You’ve written the CV and shared your passion within your cover letter – you’re already 80 per cent prepped for the interview.

Read your CV and remind yourself of what you can do. The personal qualities, the transferable skills, the actions, and technical capabilities you have so you’ll be prepared to show these off in the interview.

Do Your Research

Get to the know the organisation

Check their website, social channels, blogs, news articles. Google them and read whatever comes up.

Look for shared values that you can bring up in the interview, eg: ”I see you sponsor this group, that is really important to me. We both want to be supporting people and do things that add value to our community”.


Should you look up the person that's interviewing you? Absolutely. That’s why channels like LinkedIn are there, to find out about people on a professional level.

Check out their LinkedIn profile because that will give you insight to their professional interests and experience, and you might find a connection that can open up conversation. You might have gone through a similar course, lived somewhere at the same time or have the same qualification.

People expect you to have a look at their profile. Seeing their career journey enables you to ask some great questions about them.

Don't think you can't mention the areas where you need development if prompted. Acknowledging them shows self-awareness and willingness to learn and change.

Be prepared to tell them about a situation that relates to each key skill or experience the job has asked for where you've solved a problem or took action on something that resulted positively. It doesn't need to be from a work situation - focus on transferable skills that relate to it.
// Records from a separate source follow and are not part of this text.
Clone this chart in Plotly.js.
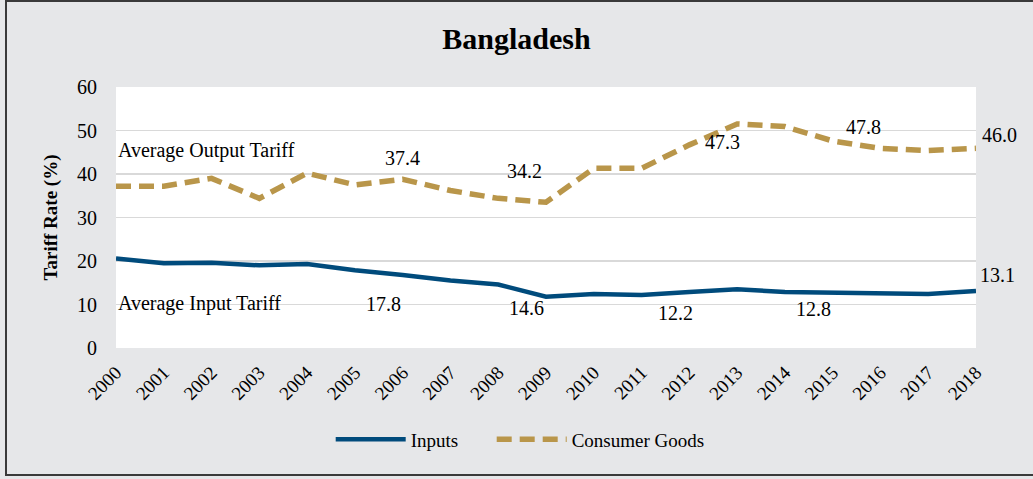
<!DOCTYPE html>
<html>
<head>
<meta charset="utf-8">
<script src="https://cdn.plot.ly/plotly-3.0.1.min.js"></script>
<style>
  html, body { margin: 0; padding: 0; background: #ffffff; }
  #chart { position: absolute; left: 0; top: 0; width: 1033px; height: 479px; }
  #frame { position: absolute; left: 5px; top: 0px; width: 1040px; height: 476px;
           border-left: 2px solid #3a3a3a; border-top: 2px solid #3a3a3a; border-bottom: 2px solid #3a3a3a;
           pointer-events: none; box-sizing: border-box; }
</style>
</head>
<body>
<div id="chart"></div>
<div id="frame"></div>
<script>
// ---- data ----
const years = [2000, 2001, 2002, 2003, 2004, 2005, 2006, 2007, 2008, 2009,
               2010, 2011, 2012, 2013, 2014, 2015, 2016, 2017, 2018];
const inputs = [20.6, 19.5, 19.6, 19.0, 19.3, 17.9, 16.8, 15.5, 14.6, 11.8,
                12.4, 12.2, 12.9, 13.5, 12.9, 12.8, 12.6, 12.4, 13.1];
const consumerGoods = [37.2, 37.2, 39.0, 34.4, 40.2, 37.5, 38.8, 36.2, 34.4, 33.5,
                       41.3, 41.3, 46.7, 51.5, 50.9, 47.6, 45.9, 45.4, 45.9];
const seriesNames = ["Inputs", "Consumer Goods"];
const labelTexts = ["Average Output Tariff", "37.4", "34.2", "47.3", "47.8", "46.0",
                    "Average Input Tariff", "17.8", "14.6", "12.2", "12.8", "13.1"];
const labelYears = [2000, 2006, 2008.55, 2012.7, 2015.65, 2018.5,
                    2000, 2005.6, 2008.6, 2011.7, 2014.6, 2018.45];
const labelValues = [45.5, 43.6, 40.7, 47.4, 50.8, 49.0,
                     10.3, 10.1, 9.2, 8.0, 9.0, 16.8];
const chartTitle = "Bangladesh";
const yTitle = "Tariff Rate (%)";

const serif = "Liberation Serif, Times New Roman, serif";
const x0 = years[0], x1 = years[years.length - 1];
const legendPad = "&nbsp;".repeat(6);

const traces = [
  { x: years, y: inputs, name: seriesNames[0] + legendPad, type: "scatter", mode: "lines",
    line: { color: "#004b7c", width: 4.5 } },
  { x: years, y: consumerGoods, name: seriesNames[1], type: "scatter", mode: "lines",
    line: { color: "#b9964a", width: 5.5, dash: "15px,8px" } }
];

// x positions in paper units so labels beyond the last year are still drawn
const annotations = labelTexts.map((t, i) => ({
  text: t, x: (labelYears[i] - x0) / (x1 - x0), y: labelValues[i], xref: "paper", yref: "y",
  showarrow: false,
  xanchor: (t.indexOf("Average") === 0) ? "left" : "center",
  yanchor: "middle",
  font: { family: serif, size: 20, color: "#000" }
}));

const layout = {
  width: 1033, height: 479,
  paper_bgcolor: "#e6e7e9",
  plot_bgcolor: "#ffffff",
  margin: { l: 116, r: 57, t: 87, b: 131 },
  title: { text: "<b>" + chartTitle + "</b>", x: 0.5, xref: "container", xanchor: "center",
           y: 0.92, yref: "container", yanchor: "middle",
           font: { family: serif, size: 30, color: "#000" } },
  showlegend: true,
  legend: { orientation: "h", x: 0.47, xanchor: "center", y: -0.35, yanchor: "middle",
            font: { family: serif, size: 19, color: "#000" }, bgcolor: "rgba(0,0,0,0)",
            itemwidth: 70 },
  xaxis: {
    range: [x0, x1], tickmode: "array", tickvals: years, ticktext: years.map(String),
    tickangle: -45, showgrid: false, zeroline: false, showline: false,
    ticks: "outside", ticklen: 5, tickcolor: "rgba(0,0,0,0)",
    tickfont: { family: serif, size: 19, color: "#000" }
  },
  yaxis: {
    range: [0, 60], dtick: 10, showgrid: true, gridcolor: "#d9d9d9", gridwidth: 1.5,
    zeroline: false, showline: false,
    ticks: "outside", ticklen: 14, tickcolor: "rgba(0,0,0,0)",
    tickfont: { family: serif, size: 20, color: "#000" },
    title: { text: "<b>" + yTitle + "</b>", standoff: 14,
             font: { family: serif, size: 19, color: "#000" } }
  },
  annotations: annotations
};

Plotly.newPlot("chart", traces, layout, { displayModeBar: false, staticPlot: true });
</script>
</body>
</html>
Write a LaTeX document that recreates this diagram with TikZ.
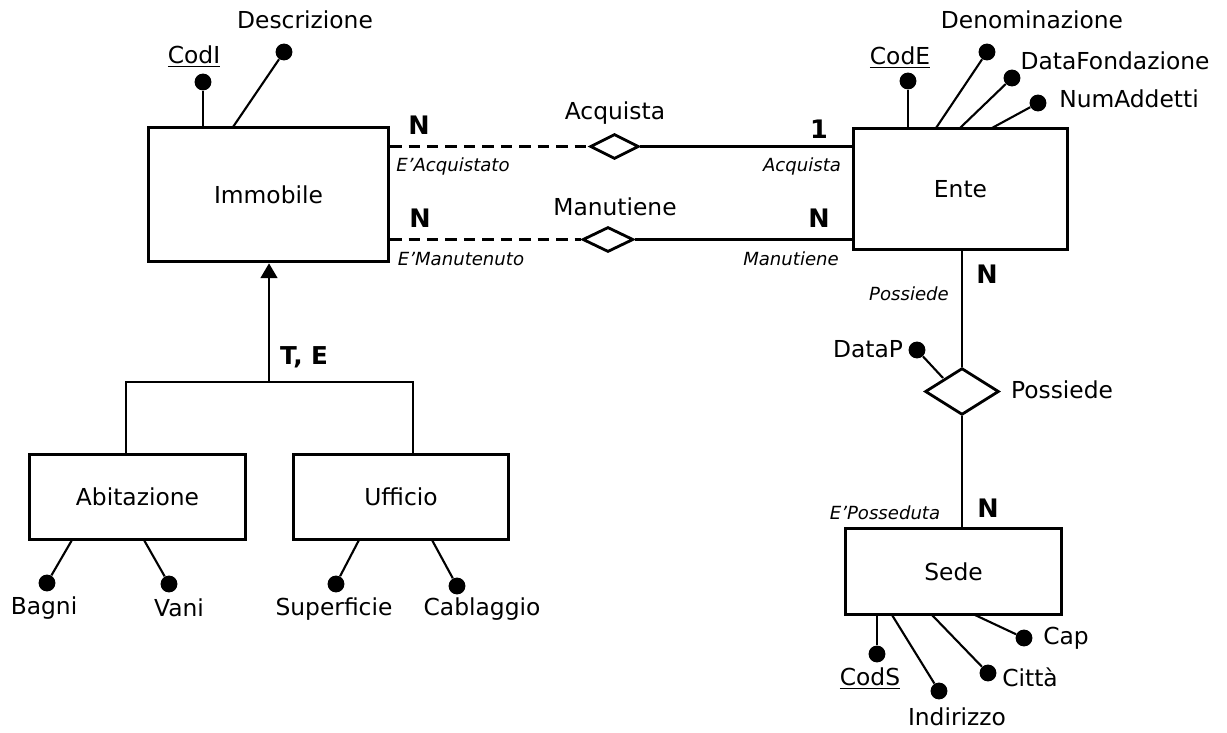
\documentclass[tikz,border=0pt]{standalone}
\usepackage{fontspec}
\setmainfont{DejaVu Sans}
\usetikzlibrary{shapes.geometric,arrows.meta}

\begin{document}
\begin{tikzpicture}[x=0.02cm,y=-0.02cm,
	every node/.style={font=\fontsize{13.3}{15}\selectfont},
	entity/.style={draw,line width=1.8pt,inner sep=0pt},
	rel/.style={draw,diamond,line width=1.6pt,inner sep=0pt},
	dot/.style={circle,fill,inner sep=0pt,minimum size=9.6pt},
	card/.style={font=\fontsize{14.5}{16}\selectfont\bfseries},
	role/.style={font=\fontsize{10.3}{12}\selectfont\itshape},
	link/.style={line width=1.6pt},
	attr/.style={line width=1.2pt}]
			\useasboundingbox (0,0) rectangle (1227,733);

			% entita'
			\node[entity,minimum width=136.6pt,minimum height=76.5pt] (imm) at (268.5,194.5) {Immobile};
			\node[entity,minimum width=121.9pt,minimum height=69.2pt] (ente) at (960.5,189) {Ente};
			\node[entity,minimum width=123pt,minimum height=49.3pt] (sede) at (953.5,571.5) {Sede};
			\node[entity,minimum width=123pt,minimum height=48.8pt] (abit) at (137.5,497) {Abitazione};
			\node[entity,minimum width=122.5pt,minimum height=48.8pt] (uff) at (401,497) {Ufficio};

			% relazioni
			\node[rel,minimum width=27.8pt,minimum height=14.2pt] (acq) at (614.5,146.5) {};
			\node[rel,minimum width=28.9pt,minimum height=14.2pt] (man) at (608,239.5) {};
			\node[rel,minimum width=42pt,minimum height=26.6pt] (pos) at (962,391.5) {};
			\node (lAcq) at (615,113) {Acquista};
			\node (lMan) at (615,207) {Manutiene};
			\node (lPos) at (1062,390) {Possiede};

			\draw[link,dash pattern=on 6.5pt off 4pt] (imm.east |- acq.west) -- (acq.west);
			\draw[link] (acq.east) -- (ente.west |- acq.east);
			\draw[link,dash pattern=on 6.5pt off 4pt] (imm.east |- man.west) -- (man.west);
			\draw[link] (man.east) -- (ente.west |- man.east);
			\draw[link] (ente.south -| pos.north) -- (pos.north);
			\draw[link] (pos.south) -- (sede.north -| pos.south);

			% cardinalita' e ruoli
			\node[card] (c1) at (419,125) {N};
			\node[card] (c2) at (819,129) {1};
			\node[card] (c3) at (420,218) {N};
			\node[card] (c4) at (819,218) {N};
			\node[card] (c5) at (987,274) {N};
			\node[card] (c6) at (988,508) {N};
			\node[role] (r1) at (453,166) {E’Acquistato};
			\node[role] (r2) at (802,166) {Acquista};
			\node[role] (r3) at (461,259) {E’Manutenuto};
			\node[role] (r4) at (791,259) {Manutiene};
			\node[role] (r5) at (909,294) {Possiede};
			\node[role] (r6) at (885,513) {E’Posseduta};

			% generalizzazione
			\coordinate (isa) at (269,382);
			\coordinate (isaL) at (126,382);
			\coordinate (isaR) at (413,382);
			\draw[link,-{Triangle[width=9.5pt,length=8.5pt]}] (isa) -- (imm.south -| isa);
			\draw[link] (abit.north -| isaL) -- (isaL) -- (isaR) -- (uff.north -| isaR);
			\node[font=\fontsize{14}{16}\selectfont\bfseries] (te) at (304,357) {T, E};

			% attributi
			\node[dot] (dCodI) at (203,82) {};
			\node[dot] (dDescr) at (284,52) {};
			\node[dot] (dCodE) at (908,81) {};
			\node[dot] (dDenom) at (987,52) {};
			\node[dot] (dFond) at (1012,78) {};
			\node[dot] (dNum) at (1038,103) {};
			\node[dot] (dDataP) at (917,350) {};
			\node[dot] (dCodS) at (877,654) {};
			\node[dot] (dInd) at (939,691) {};
			\node[dot] (dCitta) at (988,673) {};
			\node[dot] (dCap) at (1024,638) {};
			\node[dot] (dBagni) at (47,583) {};
			\node[dot] (dVani) at (169,584) {};
			\node[dot] (dSup) at (336,584) {};
			\node[dot] (dCabl) at (457,586) {};

			\coordinate (immD) at (233,127);
			\coordinate (enteD) at (936,128);
			\coordinate (enteF) at (960,128);
			\coordinate (enteN) at (992,128);
			\coordinate (posD) at (943,378);
			\coordinate (sedeI) at (892,615);
			\coordinate (sedeC) at (932,615);
			\coordinate (sedeP) at (975,615);
			\coordinate (abitB) at (72,540);
			\coordinate (abitV) at (144,540);
			\coordinate (uffS) at (359,540);
			\coordinate (uffC) at (432,540);

			\draw[attr] (dCodI) -- (dCodI |- imm.north);
			\draw[attr] (dDescr) -- (immD);
			\draw[attr] (dCodE) -- (dCodE |- ente.north);
			\draw[attr] (dDenom) -- (enteD);
			\draw[attr] (dFond) -- (enteF);
			\draw[attr] (dNum) -- (enteN);
			\draw[attr] (dDataP) -- (posD);
			\draw[attr] (dCodS) -- (dCodS |- sede.south);
			\draw[attr] (dInd) -- (sedeI);
			\draw[attr] (dCitta) -- (sedeC);
			\draw[attr] (dCap) -- (sedeP);
			\draw[attr] (dBagni) -- (abitB);
			\draw[attr] (dVani) -- (abitV);
			\draw[attr] (dSup) -- (uffS);
			\draw[attr] (dCabl) -- (uffC);

			\node (lCodI) at (194,57) {\underline{CodI}};
			\node (lDescr) at (305,20) {Descrizione};
			\node (lCodE) at (900,58) {\underline{CodE}};
			\node (lDenom) at (1032,20) {Denominazione};
			\node (lFond) at (1115,61) {DataFondazione};
			\node (lNum) at (1129,99) {NumAddetti};
			\node (lDataP) at (868,349) {DataP};
			\node (lCodS) at (870,679) {\underline{CodS}};
			\node (lInd) at (957,717) {Indirizzo};
			\node (lCitta) at (1030,677) {Città};
			\node (lCap) at (1066,638) {Cap};
			\node (lBagni) at (44,608) {Bagni};
			\node (lVani) at (179,608) {Vani};
			\node (lSup) at (334,609) {Superficie};
			\node (lCabl) at (482,609) {Cablaggio};
\end{tikzpicture}
\end{document}
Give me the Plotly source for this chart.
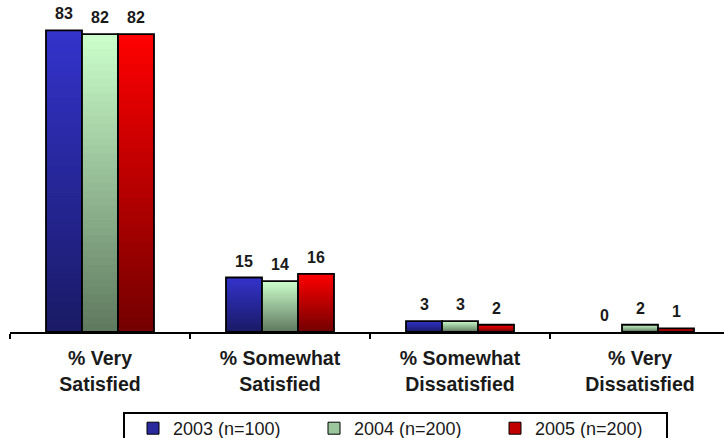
import plotly.graph_objects as go

# Satisfaction ratings by survey year (percent of respondents)
categories = ["% Very<br>Satisfied", "% Somewhat<br>Satisfied",
              "% Somewhat<br>Dissatisfied", "% Very<br>Dissatisfied"]
series_names = ["2003 (n=100)", "2004 (n=200)", "2005 (n=200)"]
values_2003 = [83, 15, 3, 0]
values_2004 = [82, 14, 3, 2]
values_2005 = [82, 16, 2, 1]
series_values = [values_2003, values_2004, values_2005]

# Vertical gradient for each series: (top colour, bottom colour)
gradients = [((51, 51, 204), (26, 26, 102)),
             ((204, 255, 204), (94, 120, 94)),
             ((255, 0, 0), (115, 0, 0))]
legend_colors = ["#2a2a9e", "#9cc79c", "#c00000"]

W, H = 724, 438
M_L, M_R, M_T, M_B = 10, 0, 5, 106
N_STEPS = 40
BARGAP = 0.4
CAT_PX = 180.0


def mix(c0, c1, t):
    return "rgb({},{},{})".format(*[round(a + (b - a) * t) for a, b in zip(c0, c1)])


fig = go.Figure()
bar_px = CAT_PX * (1 - BARGAP) / len(series_values)
annotations = []

for s, (name, vals) in enumerate(zip(series_names, series_values)):
    top, bottom = gradients[s]
    # Overlapping bars of decreasing height give each bar a top-to-bottom gradient
    for k in range(N_STEPS):
        frac = (N_STEPS - k) / N_STEPS
        fig.add_trace(go.Bar(
            x=categories, y=[v * frac for v in vals],
            offsetgroup=str(s), marker=dict(color=mix(top, bottom, (k + 0.5) / N_STEPS),
                                            line=dict(width=0)),
            showlegend=False, hoverinfo="skip"))
    # Outline (none for empty bars)
    fig.add_trace(go.Bar(
        x=categories, y=vals, offsetgroup=str(s),
        marker=dict(color="rgba(0,0,0,0)", line=dict(
            color="black", width=[1.8 if v > 0 else 0 for v in vals])),
        showlegend=False, hoverinfo="skip"))
    # Legend entry
    fig.add_trace(go.Bar(
        x=categories[:1], y=[None], offsetgroup=str(s), name=name,
        marker=dict(color=legend_colors[s], line=dict(color="black", width=1))))
    # Value labels above each bar
    for cat, v in zip(categories, vals):
        annotations.append(dict(
            x=cat, y=v, xref="x", yref="y", text=str(v), showarrow=False,
            xshift=(s - (len(series_values) - 1) / 2) * bar_px,
            yanchor="bottom", yshift=6,
            font=dict(family="Liberation Sans", size=16, color="#1a1a1a", weight="bold")))

plot_w = W - M_L - M_R
plot_h = H - M_T - M_B
x_hi = -0.5 + plot_w / CAT_PX


def px_to_paper_x(px):
    return (px - M_L) / plot_w


def px_to_paper_y(py):
    return (H - M_B - py) / plot_h


fig.update_layout(
    width=W, height=H,
    margin=dict(l=M_L, r=M_R, t=M_T, b=M_B, pad=0),
    paper_bgcolor="white", plot_bgcolor="white",
    barmode="group", bargap=BARGAP, bargroupgap=0,
    showlegend=True,
    legend=dict(orientation="h", xref="container", yref="container",
                x=133 / W, y=(H - 410) / H, xanchor="left", yanchor="top",
                font=dict(family="Liberation Sans", size=18, color="#1a1a1a"),
                bgcolor="rgba(0,0,0,0)", borderwidth=0,
                entrywidth=136, entrywidthmode="pixels"),
    xaxis=dict(range=[-0.5, x_hi], showline=True, linecolor="black", linewidth=2,
               ticks="outside", tickson="boundaries", ticklen=5, tickwidth=2,
               tickcolor="black", showgrid=False, zeroline=False,
               ticklabelstandoff=8,
               tickfont=dict(family="Liberation Sans", size=19.5, color="#1a1a1a",
                             weight="bold")),
    yaxis=dict(range=[0, 90], visible=False, showgrid=False, zeroline=False),
    annotations=annotations,
    shapes=[dict(type="rect", xref="paper", yref="paper",
                 x0=px_to_paper_x(124), x1=px_to_paper_x(667),
                 y0=px_to_paper_y(413), y1=px_to_paper_y(460),
                 line=dict(color="black", width=2), fillcolor="rgba(0,0,0,0)",
                 layer="above")],
)

fig.write_html("out.html")
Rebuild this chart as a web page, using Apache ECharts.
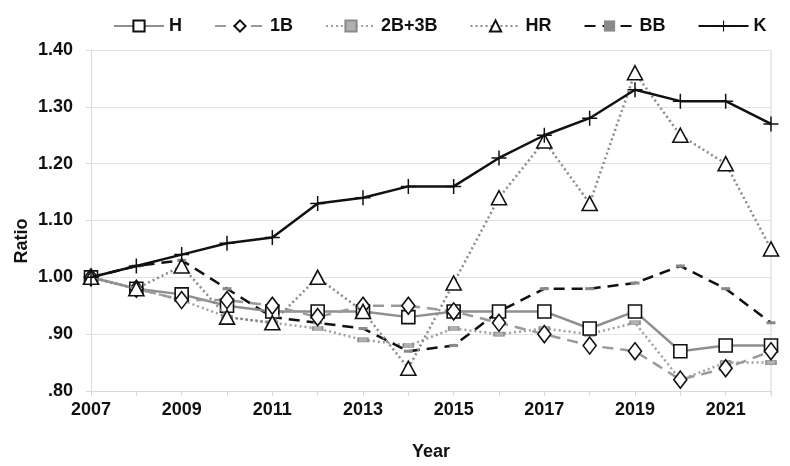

Check out some common interview questions and the STAR method of behaviour interview questions in the Connected Job Hunters’ Handbook

What Are Some Good Questions To Ask?

Prepare questions before you go and take them written down if you need to. You are showing you are proactive and have taken the time to research.

Ask things about the organisation and the job role.

  • How will you be working within the team?
  • What size is the team?
  • What interaction would I potentially have with other areas of the organisation?
  • What training do they offer?
  • How have people benefited from that training before?
  • What career pathways are there?

Questions around career pathways are really good to ask because it shows you're thinking of them as a long-term employment option.

After The Interview

Always drop an email to say thank you for their time and the opportunity and to confirm your interest. If you walk out still wanting the job, let them know. This shows interest, initiative and professionalism. And don't be afraid to follow that up after a week if you haven’t heard anything.

Learn From The Process

If you don’t get the job, it’s not the right fit.

Remember there are many factors employers consider when finding the right person – including your skills, the skills of the existing team and workplace culture. If the employer decides the role isn’t the right fit for you, they’re probably right. Most employers will be happy to give you feedback that you can take with you to the next interview so get back in touch with them and ask.

Take the time to reflect on the process and how you can apply what you've learnt to your job search.

Power yourself up to find the job that is right for you.